In search of the perfect steak

Toronto writer goes the extra mile in pursuit of carnivorous bliss

The slight, smartly attired scribe sitting across the table does not meet expectations.

Having recently completed an around-the-world culinary adventure in search of the perfect steak, one would expect to find a rather large individual decked out in stretchy pants in the throes of epic meat sweats squeezing his hefty keister into the slim-fit café chair at the Starbucks at Yonge and Roxborough for the interview promoting his new book, Steak.

Toronto writer Mark Schatzker, a regular contributor to the Globe and Mail and other publications, looks as if he could up and run a marathon.

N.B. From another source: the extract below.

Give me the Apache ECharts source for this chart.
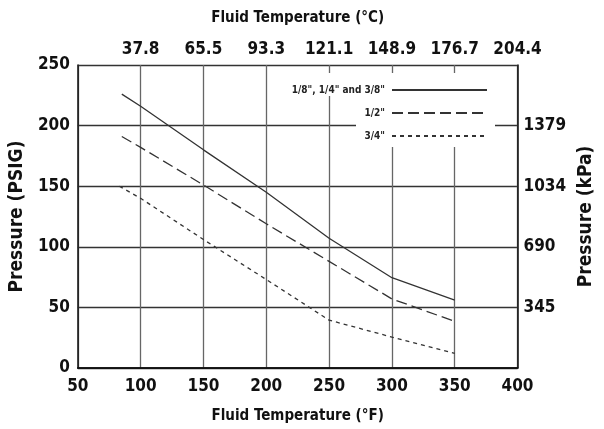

After completing a story on steaks for online magazine Slate, where Schatzker ordered and evaluated a number of varieties from online sources, he found out rather quickly there was more to it than marbling.

“I knew there was a bigger story, and it involved everything from flavour science to Nazi Germany to the evolution of humans as meat eaters,” says Schatzker. Four years later, Steak chronicles his beef-based adventures: from eating mutton in Mongolia to facing an ungodly wall of stench in the ranchlands of Texas, combining a travel and culinary narrative in one tidy package. But why him?

“I think I have fairly sensitive taste buds,” says Schatzker, “but I think that I am also curious, and I have a desire to understand.”

After securing a fortuitous travel piece for Condé Nast that involved travelling the world for 80 days without taking a plane, Schatzker had the opportunity he needed to go on a steak-sampling marathon for the ages, including stopovers in the carnivore capitols of Texas, France, Scotland, Italy, Japan and Argentina.

But, where the book gets really interesting is when Schatzker returns home, purchases three Canadienne cows, and raises them on a farm near Singhampton, Ont., with the help of Michael Stadtländer, local food luminary and one of the country’s top chefs. The story of the first and best of his trio of cows, Fleurance, is worth the cover price, alone, including the cans of Creemore he brought for the cows on their last morning.

“I found the experience of owning and raising a heifer, slaughtering it and eating it very satisfying in ways I didn’t anticipate at all,” says Schatzker, who marks his ability to feed his three young children food that he raised himself as a monumental achievement.

“And her hide is on my family room floor and the kids sit on her.” As for the elusive, perfect steak, Schatzker has learned to lower his expectations. “I’ve given up the idea of perfection,” says Schatzker. “But I’m always looking for a good steak.”Steak hits shelves on May 8.